Giribone - September
AI in banking managementNews

Unsupervised Learning in Machine Learning Algorithms

Edited by Pier Giuseppe Giribone

In the previous article in this series, we discussed the computational paradigms associated with supervised learning in machine learning systems. This article continues this discussion, illustrating the most common classification criteria based on learning types, focusing in particular on unsupervised learning.

Unlike a supervised learning problem, the training dataset of an unsupervised learning algorithm contains only the inputs, without specifying the correct outputs.

These methodologies are generally used to investigate data characteristics and for their preprocessing.

Unsupervised learning can be compared to the action of a student who simply organizes problems based on their structure and intrinsic attributes, without conceptualizing the solution method, not knowing the correct outputs.

In unsupervised learning, the training dataset therefore has no labels: the system tries to learn without a teacher.
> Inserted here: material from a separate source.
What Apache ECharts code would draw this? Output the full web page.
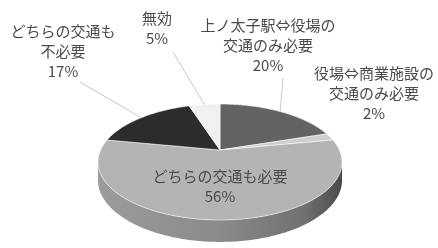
<!DOCTYPE html>
<html>
<head>
<meta charset="utf-8">
<script src="https://cdn.jsdelivr.net/npm/echarts@6/dist/echarts.min.js"></script>
<style>
  html, body { margin: 0; padding: 0; background: #fff; }
  #main { width: 438px; height: 248px; }
</style>
</head>
<body>
<div id="main"></div>
<script>
// 回答項目
var categories = ['上ノ太子駅⇔役場の\n交通のみ必要', '役場⇔商業施設の\n交通のみ必要', 'どちらの交通も必要', 'どちらの交通も\n不必要', '無効']
// 割合(%)
var values = [20, 2, 56, 17, 5]

// 色(上面)
var topColors = ['#636363', '#cfcfcf', '#b4b4b4', '#2c2c2c', '#f0f0f0']
// ラベル位置 (null = 扇形の内側)
var labelPos = [[268, 45], [374, 93], null, [63, 51], [157, 28]]
// 引き出し線の始点
var lineFrom = [[283, 78], null, null, [80, 82], [173, 52]]

// 3D円グラフの投影パラメータ
var cx = 220, cy = 150, R = 119.4, RT = 55.5, P = 0.207, H = 17.4

// 角度(12時から時計回り) -> 画面座標
function pt (deg, f, down) {
  var a = deg * Math.PI / 180
  var z = f * Math.cos(a)
  var d = 1 + P * z
  return [cx + R * f * Math.sin(a) / d, cy - RT * z / d + (down ? H / d : 0)]
}

function arc (s, e, down) {
  var pts = []
  var n = Math.max(1, Math.ceil(Math.abs(e - s)))
  for (var k = 0; k <= n; k++) {
    pts.push(pt(s + (e - s) * k / n, 1, down))
  }
  return pts
}

// 累積値
var data = []
var acc = 0
for (var i = 0; i < values.length; i++) {
  data.push([values[i], acc])
  acc += values[i]
}

function renderItem (params, api) {
  var i = params.dataIndex
  var v = api.value(0)
  var start = api.value(1)
  var a = start * 3.6
  var b = (start + v) * 3.6
  var mid = (a + b) / 2
  var children = []

  // 側面(手前側のみ見える)
  var s = Math.max(a, 102)
  var e = Math.min(b, 258)
  if (s < e) {
    var side = arc(s, e, false).concat(arc(e, s, true))
    children.push({
      type: 'polygon',
      shape: { points: side },
      style: {
        fill: new echarts.graphic.LinearGradient(0, 0, 1, 0, [
          { offset: 0, color: '#9c9c9c' },
          { offset: 0.5, color: '#8a8a8a' },
          { offset: 0.85, color: '#707070' },
          { offset: 1, color: '#4a4a4a' }
        ])
      }
    })
  }

  // 上面
  var top = [[cx, cy]].concat(arc(a, b, false))
  children.push({
    type: 'polygon',
    shape: { points: top },
    style: { fill: topColors[i], stroke: 'rgba(255,255,255,0.55)', lineWidth: 1 }
  })

  var text = categories[i] + '\n' + v + '%'
  var pos = labelPos[i]
  if (!pos) {
    pos = pt(mid, 0.57, false)
  }
  if (lineFrom[i]) {
    children.push({
      type: 'polyline',
      shape: { points: [lineFrom[i], pt(mid, 1, false)] },
      style: { stroke: '#c8c8c8', lineWidth: 1, fill: null }
    })
  }
  children.push({
    type: 'text',
    style: {
      text: text,
      x: pos[0],
      y: pos[1],
      fill: '#4a4a4a',
      fontSize: 15,
      fontFamily: 'Noto Sans CJK JP',
      align: 'center',
      verticalAlign: 'middle',
      lineHeight: 20
    }
  })

  return { type: 'group', children: children }
}

var myChart = echarts.init(document.getElementById('main'))
var option = {
  backgroundColor: '#fff',
  animation: false,
  series: [
    {
      type: 'custom',
      coordinateSystem: 'none',
      renderItem: renderItem,
      data: data
    }
  ]
}
myChart.setOption(option)
</script>
</body>
</html>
For example, suppose we have a large amount of data about blog visitors. We could use a clustering algorithm that attempts to identify groups of similar visitors, in order to attribute a new visitor to an existing group by building connections within the data without the need for supervision.
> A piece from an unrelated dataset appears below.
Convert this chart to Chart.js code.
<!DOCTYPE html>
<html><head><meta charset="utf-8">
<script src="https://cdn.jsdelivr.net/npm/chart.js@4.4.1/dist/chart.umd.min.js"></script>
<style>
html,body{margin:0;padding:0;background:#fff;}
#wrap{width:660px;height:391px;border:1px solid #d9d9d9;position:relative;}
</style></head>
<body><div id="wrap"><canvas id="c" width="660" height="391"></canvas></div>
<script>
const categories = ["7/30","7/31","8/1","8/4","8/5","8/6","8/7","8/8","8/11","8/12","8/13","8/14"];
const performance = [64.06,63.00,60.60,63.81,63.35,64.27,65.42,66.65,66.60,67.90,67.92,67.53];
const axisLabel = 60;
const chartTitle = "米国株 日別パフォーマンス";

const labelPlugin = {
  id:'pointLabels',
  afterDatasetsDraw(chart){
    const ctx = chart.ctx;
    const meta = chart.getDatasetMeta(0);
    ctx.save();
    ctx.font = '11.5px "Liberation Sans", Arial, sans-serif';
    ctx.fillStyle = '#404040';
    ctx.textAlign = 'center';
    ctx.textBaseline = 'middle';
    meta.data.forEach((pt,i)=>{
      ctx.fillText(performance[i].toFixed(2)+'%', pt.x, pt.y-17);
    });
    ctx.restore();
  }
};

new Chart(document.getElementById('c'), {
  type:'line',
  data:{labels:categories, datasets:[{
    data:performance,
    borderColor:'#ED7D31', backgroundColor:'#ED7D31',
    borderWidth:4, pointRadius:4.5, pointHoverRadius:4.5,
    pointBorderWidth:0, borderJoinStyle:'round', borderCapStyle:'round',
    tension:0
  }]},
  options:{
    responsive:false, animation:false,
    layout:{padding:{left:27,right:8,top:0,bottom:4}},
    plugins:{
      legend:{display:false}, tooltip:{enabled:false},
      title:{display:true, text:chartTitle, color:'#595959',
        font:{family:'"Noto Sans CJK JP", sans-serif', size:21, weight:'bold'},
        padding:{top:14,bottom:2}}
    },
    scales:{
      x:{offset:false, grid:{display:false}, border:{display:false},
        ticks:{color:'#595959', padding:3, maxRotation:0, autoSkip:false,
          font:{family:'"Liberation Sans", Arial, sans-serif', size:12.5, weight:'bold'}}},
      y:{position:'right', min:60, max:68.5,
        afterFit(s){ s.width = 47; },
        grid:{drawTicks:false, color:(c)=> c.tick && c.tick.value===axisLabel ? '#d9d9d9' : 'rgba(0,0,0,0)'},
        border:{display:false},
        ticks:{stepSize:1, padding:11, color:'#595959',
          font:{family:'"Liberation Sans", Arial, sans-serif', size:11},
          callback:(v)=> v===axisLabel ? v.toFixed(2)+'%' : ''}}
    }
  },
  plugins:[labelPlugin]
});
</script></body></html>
For example, the algorithm might identify that 60% of visitors to a classic car blog are people between the ages of 40 and 50 who tend to access new posts in the late afternoon, while the motorcycle racing column is primarily followed by a younger audience, between the ages of 15 and 25, who visit the site in the early afternoon, likely after school. This information is valuable for the webmaster, who can choose the most appropriate times to publish posts or the type of advertising to target to different visitor segments.

An example in the banking sector could be customer segmentation: the analysis can be based on age, wealth, investment frequency, and other variables deemed significant to identify which investment products are most attractive to different clusters. Based on these preferences, new offerings can be proposed to the same target audience, or existing products can be offered to customers with similar characteristics and habits.

Clustering is often combined with algorithms for graphically displaying the results. These are represented in two or three dimensions and allow for a quick and intuitive understanding of the data organization, with the ability to highlight anomalous patterns.

Another task that can be handled with unsupervised algorithms is dimensionality reduction, the goal of which is to simplify data without losing too much relevant information. One approach is to combine multiple correlated features into a single one. For example, in the supervised task of car price regression, mileage might be considered to be strongly correlated with vehicle age.

In banking, when valuing a property pledged as collateral for a loan, its zip code is often strongly correlated with its geographic location; therefore, the number of variables influencing the property's price can be reasonably reduced. This process is known as feature extraction and is part of the data pre-processing process before it is processed by a predictive model.

It's often considered good practice to try to reduce the size of the training data using such an algorithm before applying a supervised machine learning algorithm. This saves computation time, the data takes up less memory, and often produces better results.

Another example of this category of problems that can be solved with an unsupervised machine learning algorithm is anomaly detection, which is useful for discovering anomalous transactions to prevent fraud, detect defects in industrial products, or, more generally, remove anomalous values ​​(outliers) from a data set.

The basic idea is that if the system is presented with mostly normal instances during the unsupervised learning phase, it learns to recognize them; consequently, when a new instance is presented, the system can assess whether it resembles a normal one or whether it exhibits abnormal characteristics.

A related task is novelty detection, the goal of which is to detect new instances that appear different from all those used in the training set. This requires a very "clean" training set, devoid of any instances the algorithm is intended to detect.

Finally, another common unsupervised task is association rule learning, in which the goal is to explore large amounts of data to find interesting relationships between attributes. For example, analyzing sales logs from a home improvement store might reveal that customers interested in purchasing gardening tools (such as shears) also frequently purchase protective gear (such as gloves). The machine learning system could then suggest placing these items close together, as they are often purchased together.

Similarly, in a banking context, a client who regularly invests in structured bonds might also be potentially interested in investment certificates, which combine a bond component with an options strategy. This correlation could be highlighted by a financial advisor following an automatic alert from an unsupervised algorithm based on association rules.